-- Given exercise --
Below are some records; work out how many of their lines contain "this" and give the number only.

-- start of Data to process --

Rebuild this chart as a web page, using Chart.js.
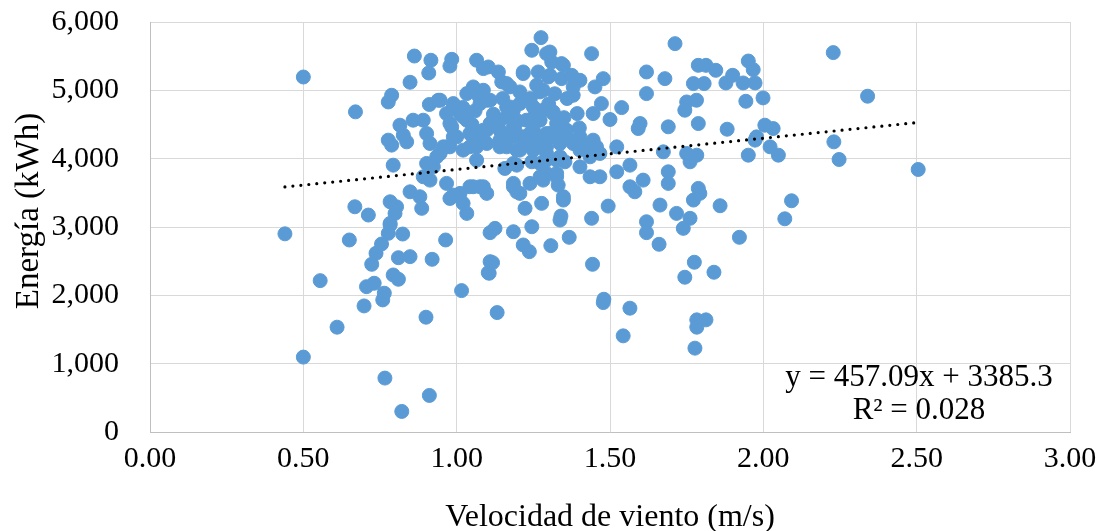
<!DOCTYPE html>
<html>
<head>
<meta charset="utf-8">
<script src="https://cdn.jsdelivr.net/npm/chart.js@4.4.1/dist/chart.umd.min.js"></script>
<style>
  html, body { margin: 0; padding: 0; background: #ffffff; }
  #wrap { width: 1105px; height: 531px; position: relative; }
</style>
</head>
<body>
<div id="wrap"><canvas id="c" width="1105" height="531"></canvas></div>
<script>
// Wind speed (m/s)
const windSpeed = [
  0.44,0.50,0.50,0.555,0.61,0.65,0.67,0.668,0.712,0.698,0.706,0.731,0.764,0.759,0.766,0.821,0.911,0.900,
  0.723,0.737,0.755,0.777,0.783,0.783,0.824,0.810,0.848,0.920,0.964,0.793,0.810,1.016,1.109,1.103,1.109,
  0.783,0.804,0.799,0.848,0.880,0.886,0.978,1.011,1.043,1.087,1.021,1.033,0.793,0.902,0.924,0.891,0.913,
  0.967,1.065,0.956,0.935,0.978,0.989,1.043,1.065,1.087,0.815,0.858,0.891,0.902,0.913,0.826,0.837,0.777,
  0.788,0.989,1.021,0.984,1.033,0.911,0.940,0.788,0.777,0.848,0.862,0.916,0.909,0.984,0.978,1.065,1.087,
  1.070,1.054,1.087,
  1.136,1.103,1.147,1.174,1.206,1.087,1.109,1.076,1.174,1.206,1.250,1.282,1.315,1.163,1.119,1.098,1.141,
  1.185,1.228,1.272,1.326,1.348,1.304,1.239,1.185,1.141,1.098,1.076,1.163,1.206,1.250,1.293,1.337,1.380,
  1.424,1.445,1.456,1.402,1.054,1.033,1.098,1.163,1.217,1.293,0.989,0.967,1.011,0.978,1.000,0.946,1.163,
  1.185,1.141,1.109,1.087,1.054,1.043,1.021,0.967,0.946,1.250,1.217,1.163,1.141,1.196,1.250,1.272,1.293,
  1.185,1.272,1.293,1.054,0.989,1.185,1.206,1.272,1.299,1.282,1.315,1.337,1.359,1.304,1.337,1.380,1.413,
  1.293,1.337,1.402,1.435,1.467,1.522,1.326,1.348,
  1.020,1.060,1.120,1.200,1.250,1.050,1.150,1.220,1.350,1.400,1.300,1.360,1.240,1.150,1.320,1.190,
  1.275,1.245,1.304,1.310,1.342,1.440,1.712,1.619,1.679,1.619,1.788,1.772,1.217,1.266,1.304,1.342,1.375,
  1.402,1.380,1.380,1.272,1.261,1.478,1.451,1.472,1.445,1.538,1.500,1.393,1.598,1.592,1.690,1.750,1.744,
  1.782,1.788,1.348,
  1.157,1.196,1.245,1.293,1.326,1.353,1.402,1.435,1.467,1.522,1.565,1.608,1.565,1.581,1.674,1.690,1.690,
  1.750,1.761,1.772,1.788,1.076,1.098,1.185,1.196,1.239,1.282,1.326,1.331,1.348,1.223,1.277,1.340,1.440,
  1.494,1.619,1.663,1.717,1.761,1.245,1.125,1.185,
  1.217,1.237,1.307,1.367,1.337,1.117,1.106,1.443,1.132,1.480,1.478,1.565,1.543,1.619,1.660,1.739,1.775,
  1.744,1.783,1.813,1.783,1.777,1.922,1.839,2.070,
  2.228,2.340,1.813,1.845,1.807,1.878,1.900,1.934,1.951,1.967,1.973,1.943,1.999,1.882,2.005,2.032,1.978,
  1.973,2.022,2.049,1.951,2.230,2.247,1.783,1.793,1.859,2.092,2.505
];
// Energy (kWh)
const energy = [
  2900,5195,1096,2215,1534,2810,4685,3296,3175,1845,2127,2177,2031,1933,789,301,535,1680,
  2454,2615,2751,2907,3029,3053,2897,2551,2566,2527,2810,2298,2235,2069,2917,2332,2493,
  3369,3296,3199,3515,3443,3273,3418,3492,3589,3589,3346,3199,3905,3930,3881,3735,3686,
  3638,3978,4173,4027,4173,4319,4368,4173,4271,4490,4563,4563,4368,4222,4344,4246,4271,
  4198,4757,4611,4465,4563,4793,4855,4928,4830,5118,5502,5440,5254,5454,5356,5440,5318,
  4930,5050,4903,
  5269,5342,5123,5050,4977,5001,4855,4806,4757,4806,4757,4709,4660,4611,4563,4417,4417,
  4466,4563,4563,4514,4417,4368,4368,4319,4271,4222,4319,4173,4125,4173,4173,4222,4222,
  4173,4271,4173,4319,5026,4952,4855,5099,5245,5537,4806,4660,4660,4514,4319,4855,4757,
  4709,4563,4514,4417,4319,4173,4125,4173,4076,4417,4319,4271,4173,4125,4125,4271,4368,
  3930,3930,3784,3589,3467,3589,3492,3735,5196,5001,4684,4466,4417,4319,4271,4271,4222,
  4076,4027,4125,4027,4076,4173,3784,3443,
  4750,4700,4650,4550,4600,4500,4350,4250,4600,4450,4800,4880,4880,4880,4950,4420,
  5771,5586,5561,5415,5391,5537,5683,5269,5171,4952,5366,5099,5269,5269,5220,5171,5220,
  5147,5050,4928,4977,5074,5171,5050,4806,4660,4747,4573,4660,4514,4441,4466,4830,4709,
  4855,4514,5366,
  3857,3905,3954,3978,3978,3954,3881,3735,3735,3808,3905,3686,3589,3515,4100,3808,3638,
  4076,3954,3394,3565,3589,3492,3638,3515,3638,3686,3735,3613,3394,3273,3346,3160,3127,
  3306,3077,3321,3199,3127,3004,2980,2931,
  2737,2639,2727,2849,3102,2478,2323,2454,1748,1943,1894,1812,1407,2917,2747,2980,2484,
  2265,1641,1641,1534,1227,2849,2338,3120,
  5552,4914,5366,5293,5099,5108,5220,5108,5429,5303,5108,4840,4889,4431,4490,4441,4319,
  4271,4173,4051,4051,4246,3988,4051,3492,3311,3384,3842
];
// Linear trendline (as printed on the chart)
const trendSlope = 457.09;
const trendIntercept = 3385.3;
const trendRange = [0.44, 2.50];
const equationLines = ['y = 457.09x + 3385.3', 'R² = 0.028'];
const xTitle = 'Velocidad de viento (m/s)';
const yTitle = 'Energía (kWh)';

const FONT = '"Liberation Serif", "Times New Roman", serif';
const scatterData = windSpeed.map((x, i) => ({ x: x, y: energy[i] }));
const trendData = trendRange.map(x => ({ x: x, y: trendSlope * x + trendIntercept }));

const overlayText = {
  id: 'overlayText',
  afterDraw(chart) {
    const ctx = chart.ctx;
    ctx.save();
    ctx.fillStyle = '#000000';
    ctx.font = '31px ' + FONT;
    ctx.textAlign = 'center';
    ctx.textBaseline = 'alphabetic';
    ctx.fillText(equationLines[0], 919, 386);
    ctx.fillText(equationLines[1], 919, 419);
    // y axis title
    ctx.font = '33px ' + FONT;
    ctx.translate(29, 211);
    ctx.rotate(-Math.PI / 2);
    ctx.textBaseline = 'middle';
    ctx.fillText(yTitle, 0, 0);
    ctx.restore();
  }
};

new Chart(document.getElementById('c'), {
  type: 'scatter',
  data: {
    datasets: [
      {
        type: 'line',
        data: trendData,
        borderColor: '#000000',
        borderWidth: 3.2,
        borderDash: [0, 8],
        borderCapStyle: 'round',
        pointRadius: 0,
        fill: false,
        tension: 0
      },
      {
        data: scatterData,
        backgroundColor: '#5B9BD5',
        borderColor: '#5B9BD5',
        borderWidth: 1,
        pointRadius: 7,
        pointHoverRadius: 7
      }
    ]
  },
  options: {
    responsive: false,
    animation: false,
    layout: { padding: { top: 22, right: 35, left: 0, bottom: 0 } },
    plugins: { legend: { display: false }, tooltip: { enabled: false } },
    scales: {
      x: {
        type: 'linear',
        min: 0, max: 3,
        ticks: {
          stepSize: 0.5,
          color: '#000',
          font: { family: FONT, size: 30 },
          padding: 9,
          maxRotation: 0,
          callback: v => Number(v).toFixed(2)
        },
        grid: { color: '#D9D9D9', lineWidth: 1, drawTicks: false },
        border: { color: '#BFBFBF', width: 1 },
        title: {
          display: true, text: xTitle, color: '#000',
          font: { family: FONT, size: 32, lineHeight: 0.85 },
          padding: { top: 0, bottom: 0 }
        },
        afterFit: s => { s.height = 99; s.paddingLeft = 0; s.paddingRight = 0; }
      },
      y: {
        min: 0, max: 6000,
        ticks: {
          stepSize: 1000,
          color: '#000',
          font: { family: FONT, size: 30 },
          padding: 31,
          callback: v => Number(v).toLocaleString('en-US')
        },
        grid: { color: '#D9D9D9', lineWidth: 1, drawTicks: false },
        border: { color: '#BFBFBF', width: 1 },
        afterFit: s => { s.width = 150; s.paddingTop = 0; s.paddingBottom = 0; }
      }
    }
  },
  plugins: [overlayText]
});
</script>
</body>
</html>
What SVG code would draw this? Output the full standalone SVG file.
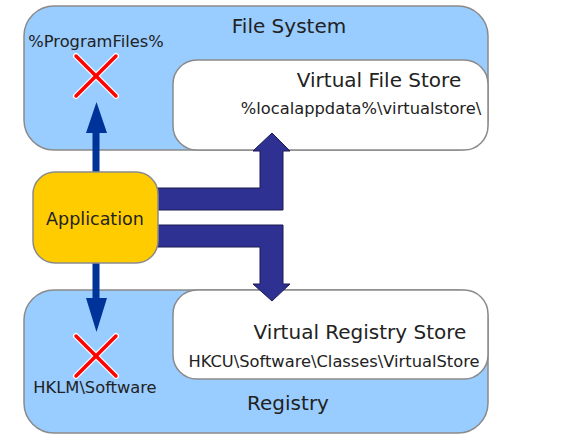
<svg xmlns="http://www.w3.org/2000/svg" width="563" height="446" viewBox="0 0 563 446">
<style>
.area{fill:#99CCFF;stroke:#8a8a8a;stroke-width:1.5}
.store{fill:#FFFFFF;stroke:#8a8a8a;stroke-width:1.5}
.app{fill:#FFCC00;stroke:#8a8a8a;stroke-width:1.5}
.t{font-family:"DejaVu Sans",Verdana,sans-serif;fill:#222;text-anchor:middle}
.big{font-size:20px}
.small{font-size:16.3px}
.fat{fill:#2E3192;stroke:#1b1b50;stroke-width:1}
.thin{fill:#003399}
.xh{stroke:#fff;stroke-width:6;stroke-linecap:round;fill:none}
.xr{stroke:#FF0000;stroke-width:3.5;stroke-linecap:round;fill:none}
</style>
<rect width="563" height="446" fill="#fff"/>
<g id="filesystem">
<rect class="area" x="24" y="6" width="464" height="144" rx="30"/>
<text class="t big" x="289" y="33">File System</text>
<text class="t small" x="96" y="47">%ProgramFiles%</text>
</g>
<g id="virtualfilestore">
<rect class="store" x="173" y="60" width="315" height="90" rx="24"/>
<text class="t big" x="379" y="87">Virtual File Store</text>
<text class="t small" x="361" y="114">%localappdata%\virtualstore\</text>
</g>
<g id="registry">
<rect class="area" x="24" y="290" width="464" height="143" rx="30"/>
<text class="t big" x="288" y="410">Registry</text>
<text class="t small" x="95" y="393">HKLM\Software</text>
</g>
<g id="virtualregistrystore">
<rect class="store" x="173" y="290" width="315" height="89" rx="24"/>
<text class="t big" x="360" y="339">Virtual Registry Store</text>
<text class="t small" x="334" y="367">HKCU\Software\Classes\VirtualStore</text>
</g>
<g id="blocked-programfiles">
<line class="xh" x1="76" y1="56" x2="116" y2="96"/>
<line class="xh" x1="116" y1="56" x2="76" y2="96"/>
<line class="xr" x1="76" y1="56" x2="116" y2="96"/>
<line class="xr" x1="116" y1="56" x2="76" y2="96"/>
</g>
<g id="blocked-hklm">
<line class="xh" x1="76" y1="336" x2="116" y2="376"/>
<line class="xh" x1="116" y1="336" x2="76" y2="376"/>
<line class="xr" x1="76" y1="336" x2="116" y2="376"/>
<line class="xr" x1="116" y1="336" x2="76" y2="376"/>
</g>
<g id="connectors">
<polygon class="thin" points="92.5,173 99.5,173 99.5,133 107,133 96.5,102 86,133 92.5,133"/>
<polygon class="thin" points="92.5,262 99.5,262 99.5,298 107,298 96.5,332 86,298 92.5,298"/>
<polygon class="fat" points="150,188 260,188 260,151 253,151 272,133 290,151 283,151 283,210 150,210"/>
<polygon class="fat" points="150,225 283,225 283,284 290,284 272,301 253,284 260,284 260,247 150,247"/>
</g>
<g id="application">
<rect class="app" x="33" y="172" width="125" height="91" rx="22"/>
<text class="t" style="font-size:17.5px" x="95" y="225">Application</text>
</g>
</svg>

-- end of Data to process --

-- Written reply --
2